Frederick William Loetscher Sr. (15 May 1875 – 31 July 1966) was an American church historian.

Loetscher was the son of Swiss immigrants and was born in Dubuque, Iowa. He obtained degrees from Princeton University and Princeton Theological Seminary and did further study in Berlin and Strasbourg.
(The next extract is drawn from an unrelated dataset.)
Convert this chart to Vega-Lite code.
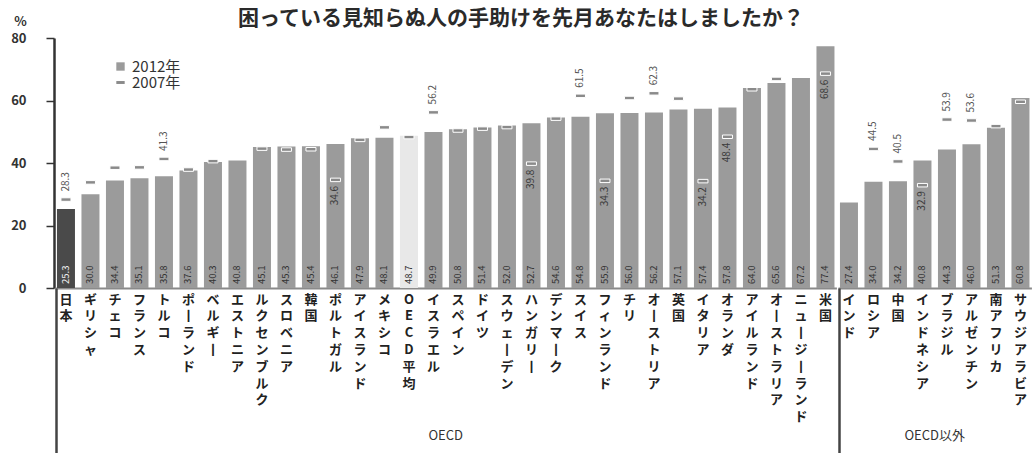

Loetscher then returned to the United States and pastored Oxford Presbyterian Church in Pennsylvania from 1907 to 1910.

Loetscher then returned to the Princeton Seminary, serving Professor of Homiletics from 1910 to 1913, and Archibald Alexander Professor of Church History from 1913 until his retirement in 1945. After his retirement Loetscher taught at Temple University until 1951. He was awarded a D.D. by Lafayette College in 1904 and a LL.D. by University of Dubuque in 1918.

Loetscher served as editor of the Journal of the Presbyterian Historical Society, and was a charter member of the American Society of Church History after its reorganization in 1916. He served as its president in 1934.

Loetscher had three children: Lefferts Loetscher (1904–1981), also a church historian; Helen Mildred Skinner (1907–1944); and Frederick W. Loetscher Jr. (1913–2006), an ornithologist.